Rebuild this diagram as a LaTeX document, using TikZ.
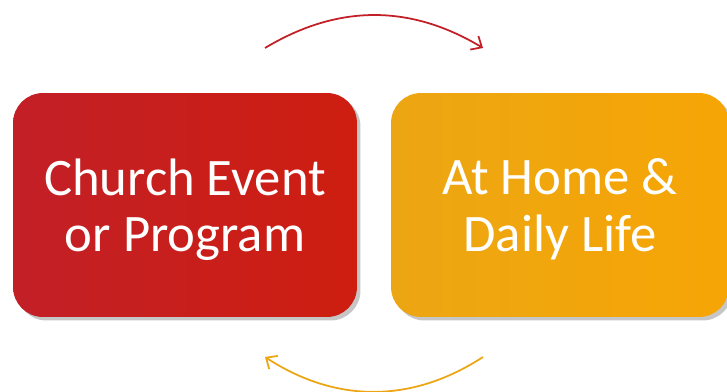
\documentclass[tikz,border=0pt]{standalone}
\usepackage{fontspec}
\setmainfont{Carlito}
\usetikzlibrary{arrows.meta,shadows}

\definecolor{eventoA}{HTML}{C21F27}
\definecolor{eventoB}{HTML}{CE1E10}
\definecolor{casaA}{HTML}{ECA613}
\definecolor{casaB}{HTML}{F6A505}

\begin{document}
\begin{tikzpicture}[x=0.02cm,y=-0.02cm]
        %======definicao dos blocos==========%

            \tikzstyle{bloco}=[rectangle,rounded corners=0.6cm,minimum height=4.48cm,
                text=white,align=center,font=\fontsize{30}{32}\selectfont,text depth=0pt,
                drop shadow={shadow xshift=2pt,shadow yshift=-2pt,opacity=0.45}]
            \tikzstyle{seta}=[-{Straight Barb[length=5pt,width=9pt]},line width=1pt]

        %====================%%=============%

            \useasboundingbox (0,0) rectangle (727,392);

            \node[bloco,minimum width=6.88cm,left color=eventoA,right color=eventoB](A) at (185,205) {Church Event\\or Program};
            \node[bloco,minimum width=6.76cm,left color=casaA,right color=casaB](B) at (560,205) {At Home \&\\Daily Life};

            \coordinate (C1) at (265,48);
            \coordinate (C2) at (483,48);
            \coordinate (C3) at (483,357);
            \coordinate (C4) at (265,357);

            \draw[seta,eventoA](C1) to[bend left=31] (C2);
            \draw[seta,casaA](C3) to[bend left=33] (C4);
        \end{tikzpicture}
\end{document}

# Problem requirements
The material above holds pictures; copy everything else in it exactly.

# Full response
Rebuild this diagram as a LaTeX document, using TikZ.
\documentclass[tikz,border=0pt]{standalone}
\usepackage{fontspec}
\setmainfont{Carlito}
\usetikzlibrary{arrows.meta,shadows}

\definecolor{eventoA}{HTML}{C21F27}
\definecolor{eventoB}{HTML}{CE1E10}
\definecolor{casaA}{HTML}{ECA613}
\definecolor{casaB}{HTML}{F6A505}

\begin{document}
\begin{tikzpicture}[x=0.02cm,y=-0.02cm]
        %======definicao dos blocos==========%

            \tikzstyle{bloco}=[rectangle,rounded corners=0.6cm,minimum height=4.48cm,
                text=white,align=center,font=\fontsize{30}{32}\selectfont,text depth=0pt,
                drop shadow={shadow xshift=2pt,shadow yshift=-2pt,opacity=0.45}]
            \tikzstyle{seta}=[-{Straight Barb[length=5pt,width=9pt]},line width=1pt]

        %====================%%=============%

            \useasboundingbox (0,0) rectangle (727,392);

            \node[bloco,minimum width=6.88cm,left color=eventoA,right color=eventoB](A) at (185,205) {Church Event\\or Program};
            \node[bloco,minimum width=6.76cm,left color=casaA,right color=casaB](B) at (560,205) {At Home \&\\Daily Life};

            \coordinate (C1) at (265,48);
            \coordinate (C2) at (483,48);
            \coordinate (C3) at (483,357);
            \coordinate (C4) at (265,357);

            \draw[seta,eventoA](C1) to[bend left=31] (C2);
            \draw[seta,casaA](C3) to[bend left=33] (C4);
        \end{tikzpicture}
\end{document}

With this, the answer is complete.